__SET PROBLEM__:
In the entries below, find the lines that contain the word "this" and copy them.

__LISTING__:
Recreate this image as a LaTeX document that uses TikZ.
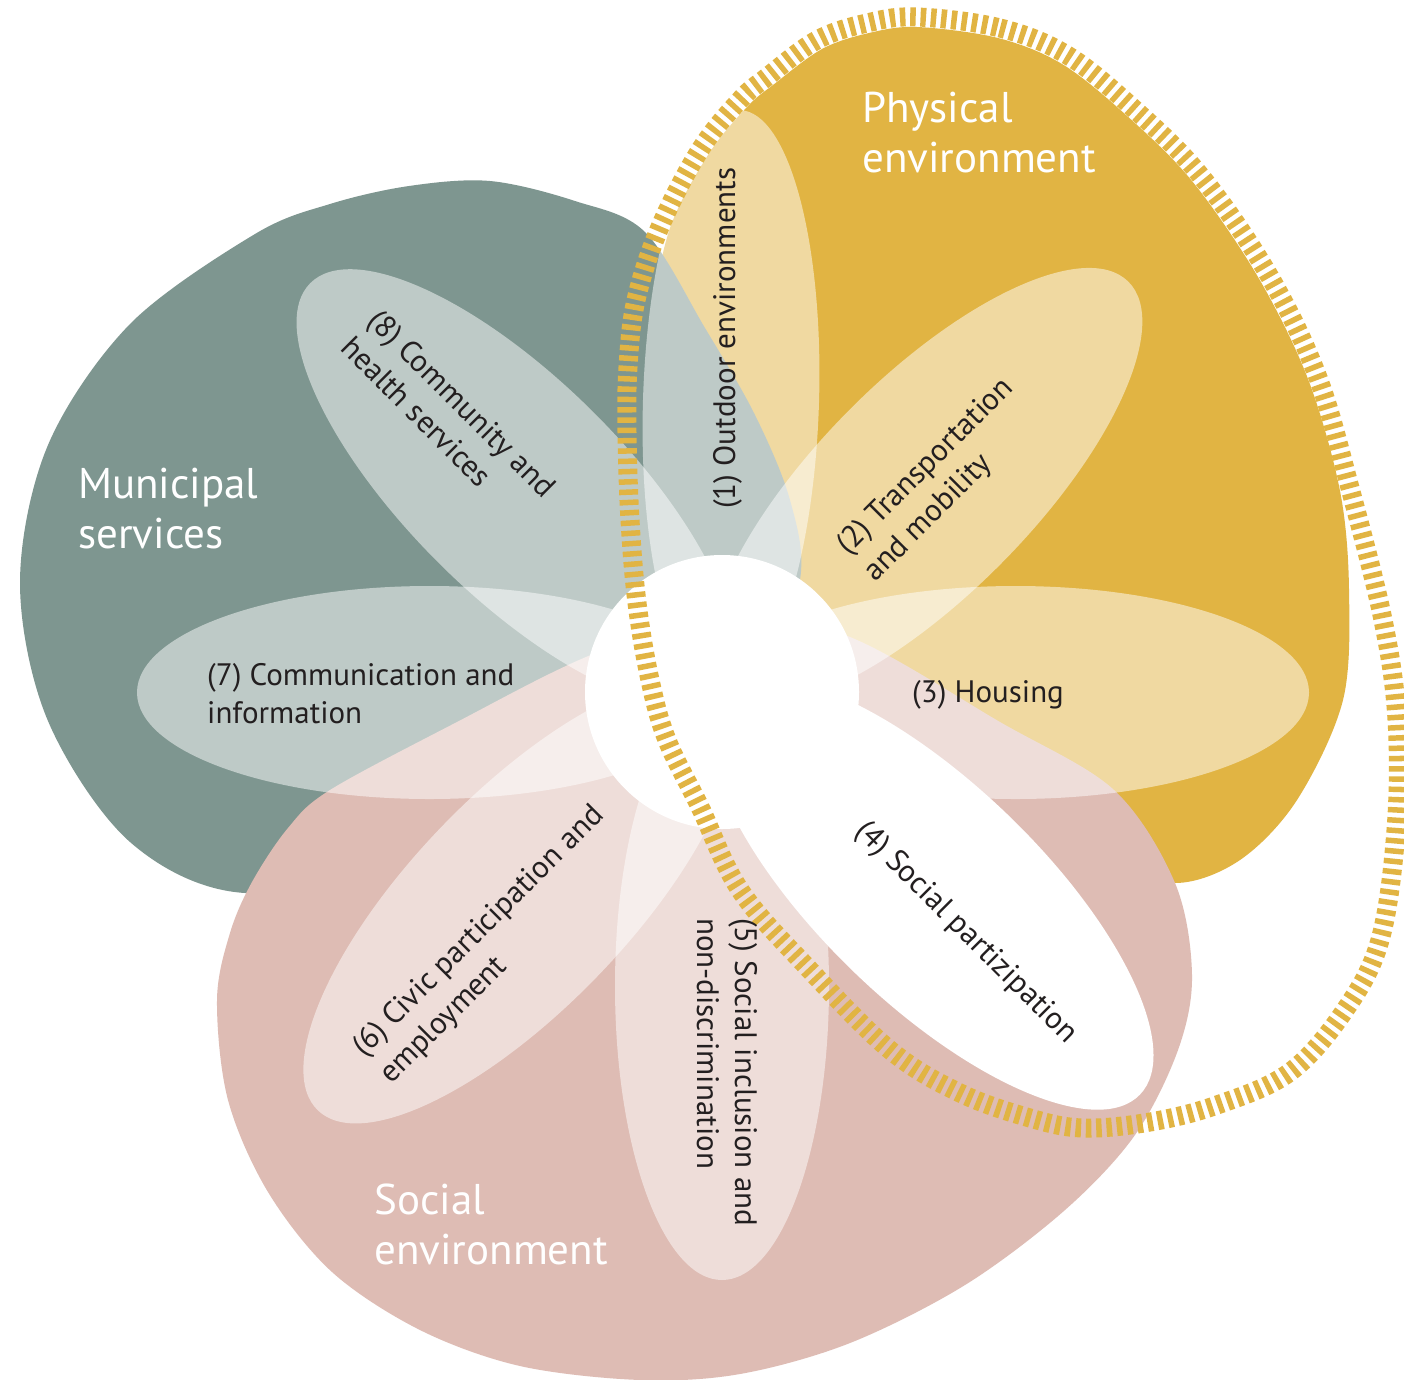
\documentclass[tikz,border=0pt]{standalone}
\usepackage{fontspec}
\setmainfont{PT Sans}
\definecolor{mgreen}{HTML}{7E9690}
\definecolor{pgold}{HTML}{E1B443}
\definecolor{spink}{HTML}{DEBCB4}
\definecolor{ink}{HTML}{231F20}
\begin{document}
\begin{tikzpicture}[x=1pt,y=-1pt]
\tikzset{
  petalfill/.style={fill=white, fill opacity=0.5},
  solidpetal/.style={fill=white},
  regiontext/.style={text=white, font=\fontsize{43}{52}\selectfont, anchor=base west, inner sep=0pt},
  petaltext/.style={text=ink, font=\fontsize{31}{38}\selectfont, anchor=base west, inner sep=0pt},
  dashloop/.style={draw=pgold, line width=19pt, dash pattern=on 5.5pt off 4.8pt}
}
\useasboundingbox (0,0) rectangle (1404,1379);
\fill[white] (0,0) rectangle (1404,1379);

% Physical environment (gold)
\fill[pgold] plot[smooth cycle, tension=0.55] coordinates {
 (652,330) (669,231) (708,155) (747,107) (773,85) (822,49) (869,33) (917,27)
 (998,38) (1062,64) (1126,115) (1192,181) (1258,277) (1308,379) (1340,491)
 (1349,590) (1343,700) (1297,800) (1240,860) (1175,883) (1100,860) (950,780)
 (790,700) (690,600) (660,450)};

% Municipal services (green)
\fill[mgreen] plot[smooth cycle, tension=0.55] coordinates {
 (20,583) (48,445) (130,324) (255,234) (330,204) (409,186) (490,181)
 (575,201) (645,232) (705,328) (755,415) (790,500) (800,580) (760,690)
 (600,780) (420,860) (245,893) (130,842) (48,721)};

% Social environment (pink)
\fill[spink] plot[smooth cycle, tension=0.55] coordinates {
 (722,610) (850,637) (1000,722) (1114,790) (1175,883) (1192,975) (1178,1050)
 (1135,1135) (1065,1210) (965,1285) (850,1343) (740,1374) (640,1380)
 (520,1366) (420,1330) (332,1272) (268,1192) (228,1100) (217,1000)
 (230,933) (252,882) (288,828) (330,790) (457,722) (586,657)};

% translucent petals
\fill[petalfill, rotate around={88.2:(731,401)}] (731,401) ellipse (291 and 88);
\fill[petalfill, rotate around={45.3:(925,487)}] (925,487) ellipse (289 and 108);
\fill[petalfill] (1015.5,692.5) ellipse (293.5 and 106.5);
\fill[petalfill, rotate around={-90:(722,986)}] (722,986) ellipse (294 and 107);
\fill[petalfill, rotate around={-134:(520,901)}] (520,901) ellipse (291 and 108);
\fill[petalfill] (429.5,692.5) ellipse (292.5 and 106.5);
\fill[petalfill, rotate around={135.2:(516,487.5)}] (516,487.5) ellipse (290 and 108);

% centre and petal 4
\fill[white] (722,692) circle (137);
\fill[solidpetal, rotate around={-43.9:(931,893.5)}] (931,893.5) ellipse (290 and 110);

% dashed loop
\draw[dashloop] plot[smooth cycle, tension=0.6] coordinates {
 (917,17) (1000,28) (1067,55) (1133,108) (1200,175) (1267,272) (1317,375)
 (1350,488) (1383,620) (1397,720) (1396,830) (1380,940) (1345,1010)
 (1290,1072) (1217,1105) (1150,1122) (1083,1128) (1030,1118) (960,1093)
 (890,1050) (807,967) (740,890) (700,807) (667,740) (650,680) (637,603)
 (630,520) (627,433) (628,367) (636,300) (660,227) (700,150) (740,100)
 (767,77) (817,40) (867,23)};

% region labels
\node[regiontext] (r1a) at (862,122) {Physical};
\node[regiontext] (r1b) at (862,172) {environment};
\node[regiontext] (r2a) at (78,498) {Municipal};
\node[regiontext] (r2b) at (78,548) {services};
\node[regiontext] (r3a) at (374,1214) {Social};
\node[regiontext] (r3b) at (374,1264) {environment};

% petal labels
\node[petaltext, rotate=90] (t1) at (735,509) {(1) Outdoor environments};
\node[petaltext, rotate=45] (t2a) at (848,556) {(2) Transportation};
\node[petaltext, rotate=45] (t2b) at (875,583) {and mobility};
\node[petaltext] (t3) at (912,702) {(3) Housing};
\node[petaltext, rotate=-45] (t4) at (854,832) {(4) Social partizipation};
\node[petaltext, rotate=-90] (t5a) at (735,918) {(5) Social inclusion and};
\node[petaltext, rotate=-90] (t5b) at (697,918) {non-discrimination};
\node[petaltext, rotate=45] (t6a) at (364,1058) {(6) Civic participation and};
\node[petaltext, rotate=45] (t6b) at (391,1085) {employment};
\node[petaltext] (t7a) at (207,685) {(7) Communication and};
\node[petaltext] (t7b) at (207,723) {information};
\node[petaltext, rotate=-45] (t8a) at (366,322) {(8) Community and};
\node[petaltext, rotate=-45] (t8b) at (339,349) {health services};
\end{tikzpicture}
\end{document}
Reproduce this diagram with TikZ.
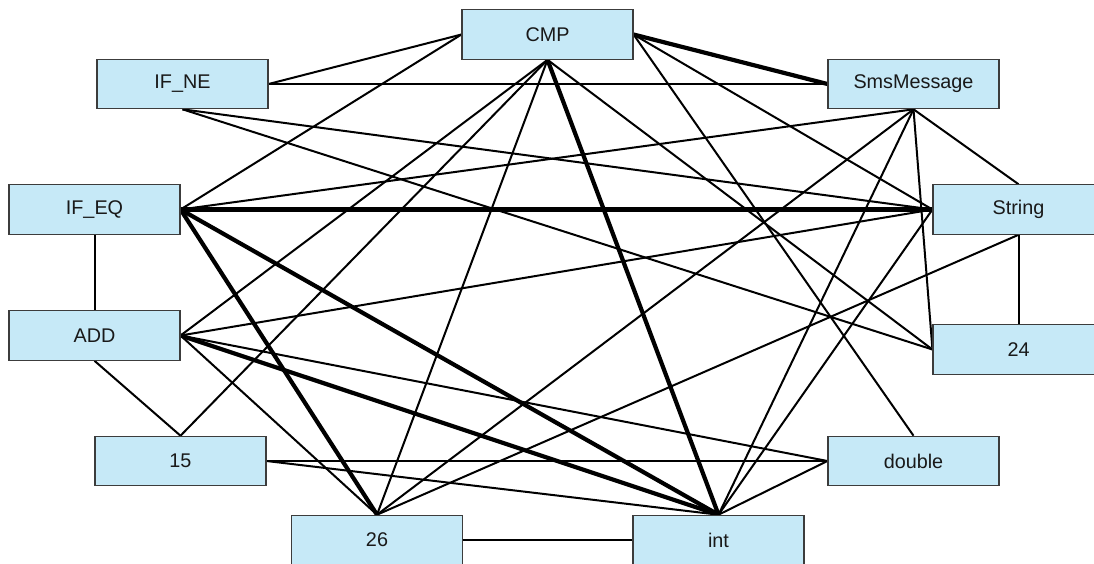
\documentclass[tikz,border=0pt]{standalone}
\usepackage{fontspec}
\setmainfont{Liberation Sans}
\usetikzlibrary{backgrounds}
\definecolor{boxfill}{RGB}{198,233,247}
\definecolor{boxline}{RGB}{60,60,60}
\tikzset{
  term/.style={draw=boxline, line width=1.1pt, fill=boxfill, rectangle,
    minimum width=171pt, minimum height=49.5pt, inner sep=0pt,
    font=\fontsize{19.8}{23}\selectfont, text=black!90},
  link/.style={draw=black, line width=2pt},
  strong/.style={draw=black, line width=4.2pt}
}
\begin{document}
\begin{tikzpicture}[x=1pt,y=-1pt]
\useasboundingbox (0,0) rectangle (1094,563);

% terms
\node[term] (cmp)    at (547.5,34.5)  {CMP};
\node[term] (ifne)   at (182.5,84)    {IF\_NE};
\node[term] (sms)    at (913.5,84)    {SmsMessage};
\node[term] (ifeq)   at (94.5,209.5)  {IF\_EQ};
\node[term] (string) at (1018.5,209.5){String};
\node[term] (add)    at (94.5,335.5)  {ADD};
\node[term] (n24)    at (1018.5,349.5){24};
\node[term] (n15)    at (180.5,461)   {15};
\node[term] (dbl)    at (913.5,461)   {double};
\node[term] (n26)    at (377,540)     {26};
\node[term] (int)    at (718.5,540)   {int};

\begin{scope}[on background layer]
  % ordinary links
  \draw[link] (ifne.east) -- (cmp.west);
  \draw[link] (ifne.east) -- (sms.west);
  \draw[link] (ifne.south) -- (string.west);
  \draw[link] (ifne.south) -- (n24.west);
  \draw[link] (ifeq.east) -- (cmp.west);
  \draw[link] (ifeq.east) -- (sms.south);
  \draw[link] (ifeq.south) -- (add.north);
  \draw[link] (add.east) -- (cmp.south);
  \draw[link] (add.east) -- (string.west);
  \draw[link] (add.east) -- (dbl.west);
  \draw[link] (add.east) -- (n26.north);
  \draw[link] (add.south) -- (n15.north);
  \draw[link] (cmp.south) -- (n15.north);
  \draw[link] (cmp.south) -- (n26.north);
  \draw[link] (cmp.south) -- (n24.west);
  \draw[link] (cmp.east) -- (string.west);
  \draw[link] (cmp.east) -- (dbl.north);
  \draw[link] (sms.south) -- (n26.north);
  \draw[link] (sms.south) -- (int.north);
  \draw[link] (sms.south) -- (n24.west);
  \draw[link] (sms.south) -- (string.north);
  \draw[link] (string.south) -- (n24.north);
  \draw[link] (string.south) -- (n26.north);
  \draw[link] (string.west) -- (int.north);
  \draw[link] (n15.east) -- (dbl.west);
  \draw[link] (n15.east) -- (int.north);
  \draw[link] (n26.east) -- (int.west);
  \draw[link] (int.north) -- (dbl.west);
  % strong links
  \draw[strong] (cmp.east) -- (sms.west);
  \draw[strong] (cmp.south) -- (int.north);
  \draw[strong] (ifeq.east) -- (string.west);
  \draw[strong] (ifeq.east) -- (int.north);
  \draw[strong] (ifeq.east) -- (n26.north);
  \draw[strong] (add.east) -- (int.north);
\end{scope}
\end{tikzpicture}
\end{document}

__THE RESULT__:
Recreate this image as a LaTeX document that uses TikZ.
Reproduce this diagram with TikZ.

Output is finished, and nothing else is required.